According to the latest ONS report for June, construction output saw a rise of 0.3%, slightly offsetting the 0.5% drop in the preceding month
The monthly increase is due to the 1.2% growth in repair and maintenance. The primary drivers were private housing repair and maintenance, which rose by 3.7%, and non-housing repair and maintenance, which grew by 0.8%.
However, new work receded by 0.4%, and new orders declined by 8.3% in Q2, weakening the pipeline by £976m. The decrease in orders came mainly from new infrastructure work and private commercial new work.
This is likely due to the upcoming Autumn budget, as construction firms begin to prepare to tighten their belts even further.
The full ONS stats for June 2025 can be found here.

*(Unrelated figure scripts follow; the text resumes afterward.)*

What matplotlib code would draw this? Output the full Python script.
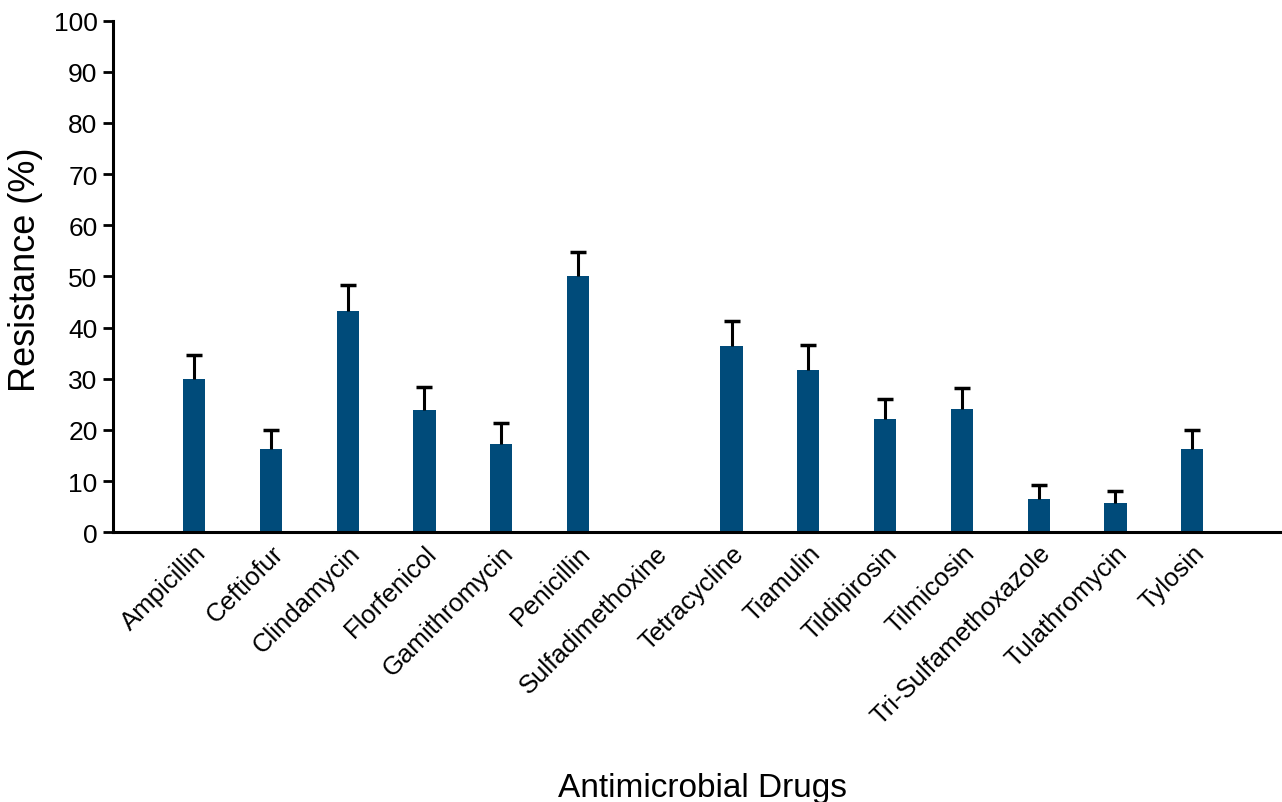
import matplotlib.pyplot as plt
import numpy as np

plt.rcParams['font.family'] = ['Liberation Sans', 'DejaVu Sans']

# Data
drugs = ['Ampicillin', 'Ceftiofur', 'Clindamycin', 'Florfenicol', 'Gamithromycin',
         'Penicillin', 'Sulfadimethoxine', 'Tetracycline', 'Tiamulin', 'Tildipirosin',
         'Tilmicosin', 'Tri-Sulfamethoxazole', 'Tulathromycin', 'Tylosin']
resistance = [30.0, 16.2, 43.2, 23.9, 17.2, 50.0, 0.0, 36.4, 31.7, 22.2, 24.0, 6.5, 5.7, 16.3]
error_upper = [4.6, 3.7, 5.1, 4.4, 4.1, 4.7, 0.0, 4.9, 4.8, 3.8, 4.2, 2.8, 2.3, 3.7]

bar_color = '#004b7a'

fig = plt.figure(figsize=(12.82, 8.03), dpi=100)
ax = fig.add_axes([0.088, 0.336, 0.912, 0.637])

x = np.arange(len(drugs))
ax.bar(x, resistance, width=0.29, color=bar_color, zorder=2)

# one-sided (upper) error bars, hide the lower caps
has_err = [i for i in x if error_upper[i] > 0]
eb = ax.errorbar([x[i] for i in has_err], [resistance[i] for i in has_err],
                 yerr=[[0] * len(has_err), [error_upper[i] for i in has_err]],
                 fmt='none', ecolor='black', elinewidth=2.2, capsize=6, capthick=2.5, zorder=3)
eb[1][0].set_visible(False)

ax.set_xlim(-1.06, 14.17)
ax.set_ylim(0, 100)
ax.set_yticks(np.arange(0, 101, 10))
ax.tick_params(axis='y', labelsize=19, width=2, length=7, direction='out', pad=4)
ax.tick_params(axis='x', length=0, pad=6)
ax.set_xticks(x)
ax.set_xticklabels(drugs, rotation=45, ha='right', rotation_mode='anchor', fontsize=18.5)

for side in ['top', 'right']:
    ax.spines[side].set_visible(False)
ax.spines['left'].set_linewidth(2.2)
ax.spines['bottom'].set_linewidth(2.2)

ax.set_ylabel('Resistance (%)', fontsize=26)
ax.yaxis.set_label_coords(-0.060, 0.515)
fig.text(0.548, 0.008, 'Antimicrobial Drugs', fontsize=24, ha='center', va='baseline')

fig.savefig('out.png', dpi=100)
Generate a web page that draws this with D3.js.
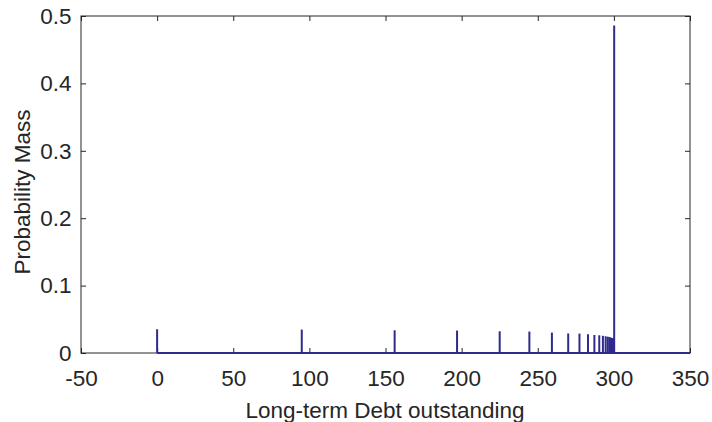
<!DOCTYPE html>
<html lang="en">
<head>
<meta charset="UTF-8">
<title>stem</title>
<style>
  body { margin: 0; background: #fff; }
  text { font-family: "Liberation Sans", Arial, sans-serif; fill: #262626; }
</style>
</head>
<body>
<svg id="chart"></svg>
<script src="https://cdn.jsdelivr.net/npm/d3@7/dist/d3.min.js"></script>
<script>
// debt grid points and probability mass at each
const debt = [0, 95, 156, 197, 225, 244.5, 259.3, 270, 277.4, 283, 287.2, 290.4, 292.8, 294.6, 296, 297.1, 298, 298.7, 299.3, 299.7, 300.2];
const mass = [0.0352, 0.0347, 0.0337, 0.0333, 0.0322, 0.0318, 0.0303, 0.029, 0.0288, 0.0278, 0.0267, 0.0263, 0.0255, 0.0248, 0.0242, 0.0236, 0.0229, 0.0223, 0.022, 0.0215, 0.486];
// grid extends to upper bound with zero mass
const debtMax = 350;

const xTicks = [-50, 0, 50, 100, 150, 200, 250, 300, 350];
const yTicks = [0, 0.1, 0.2, 0.3, 0.4, 0.5];

const width = 712, height = 422;
const m = { left: 81, right: 690, top: 16, bottom: 353 };

const svg = d3.select('#chart').attr('width', width).attr('height', height);

const x = d3.scaleLinear().domain([-50, 350]).range([m.left, m.right]);
const y = d3.scaleLinear().domain([0, 0.5]).range([m.bottom, m.top]);

const stemColor = '#2f2a8c';
const fs = 22.5;

// axes box
svg.append('rect')
  .attr('x', m.left).attr('y', m.top)
  .attr('width', m.right - m.left).attr('height', m.bottom - m.top)
  .attr('fill', 'none').attr('stroke', '#262626').attr('stroke-width', 1);

// ticks inside on all four sides
const tl = 5;
svg.append('g').attr('transform', `translate(0,${m.bottom})`)
  .call(d3.axisBottom(x).tickValues(xTicks).tickSize(-tl).tickPadding(17).tickFormat(d => String(d)))
  .call(g => g.select('.domain').remove());
svg.append('g').attr('transform', `translate(0,${m.top})`)
  .call(d3.axisTop(x).tickValues(xTicks).tickSize(-tl).tickFormat(''))
  .call(g => g.select('.domain').remove());
svg.append('g').attr('transform', `translate(${m.left},0)`)
  .call(d3.axisLeft(y).tickValues(yTicks).tickSize(-tl).tickPadding(9.5).tickFormat(d => d === 0 ? '0' : d3.format('.1f')(d)))
  .call(g => g.select('.domain').remove());
svg.append('g').attr('transform', `translate(${m.right},0)`)
  .call(d3.axisRight(y).tickValues(yTicks).tickSize(-tl).tickFormat(''))
  .call(g => g.select('.domain').remove());

svg.selectAll('.tick line').attr('stroke', '#262626');
svg.selectAll('.tick text').attr('font-size', fs).attr('fill', '#262626')
  .attr('font-family', '"Liberation Sans", Arial, sans-serif');

// baseline of the stems
svg.append('line')
  .attr('x1', x(debt[0])).attr('x2', x(debtMax))
  .attr('y1', y(0)).attr('y2', y(0))
  .attr('stroke', stemColor).attr('stroke-width', 2);

// stems
svg.append('g').selectAll('line')
  .data(debt.map((d, i) => ({ d, v: mass[i] })))
  .enter().append('line')
  .attr('x1', p => x(p.d)).attr('x2', p => x(p.d))
  .attr('y1', y(0)).attr('y2', p => y(p.v))
  .attr('stroke', stemColor).attr('stroke-width', 2);

// labels
svg.append('text')
  .attr('x', 385).attr('y', 418)
  .attr('text-anchor', 'middle').attr('font-size', fs)
  .text('Long-term Debt outstanding');

svg.append('text')
  .attr('transform', `translate(29.5,192) rotate(-90)`)
  .attr('text-anchor', 'middle').attr('font-size', fs)
  .text('Probability Mass');
</script>
</body>
</html>
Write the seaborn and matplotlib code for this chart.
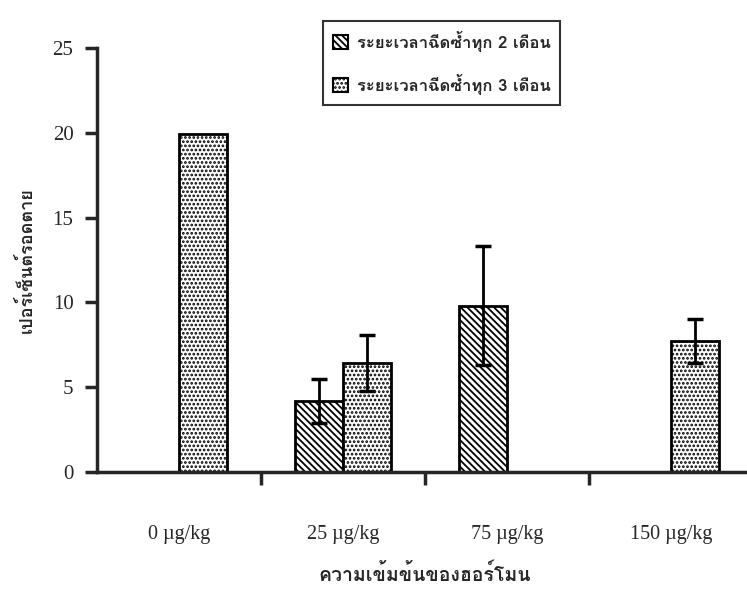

Output is still at pre pandemic levels
Neil Leitch, managing director of development finance at Hampshire Trust Bank, said: “A rise in new private housing is good to see, but output is still below where it was before the pandemic, so there is a long way to go. Approvals on paper do not build homes.
“Unless the firms who do the work are financially stable and have the people they need, those permissions will just sit there. That’s the real risk – approvals without delivery.
“A lot of SME construction firms, and the subcontractors and suppliers they rely on, are under pressure. Begbies Traynor’s figures show more are in financial distress, and ONS data has construction as the slowest growing sector of the economy in the first quarter.
“When delivery depends on businesses operating on fine margins, the sector is always one shock away from stalling.
“We will not hit housing targets unless the whole delivery chain is strong enough to meet them. That means giving planning teams the resource to make timely decisions, backing SME construction businesses so they can commit to projects, and replacing the skills we are losing as the workforce ages.
“Without that capability on the ground, the ambition to build more homes will stay just that, an ambition.”
Growing uncertainty
April’s ONS stats showed a mild but steady growth, with six of the nine sectors increasing, and general output rising by 0.5%.
New work was the key contributor to said growth, as it grew by 1.4%, while repair and maintenance grew by 0.3%.
At the time, with words that still ring true, Neil Leitch said: “Another month of growth in private housing is an encouraging sign of resilience in the market.
“Developers are finding ways to move forward despite challenging conditions, but we cannot ignore the biggest hurdle they face: the planning system. Painfully long waits for approvals are still holding back the delivery of much-needed homes.
“The government’s recent proposals to streamline the system for SME developers are a welcome signal, and it is positive to see the issues raised by the industry starting to gain traction. But we have to be clear-eyed about what this will achieve in practice.
“Without serious and sustained investment in local planning departments, the system simply lacks the capacity to deliver faster outcomes.
“Policy ambition alone is not enough. Developers are dealing with an unpredictable system where delays can derail project timelines, add cost pressures and affect funding viability.
“Until those practical realities are addressed on the ground, it will remain an uphill battle to get anywhere close to the government’s long-standing ambition of building 300,000 new homes per year.”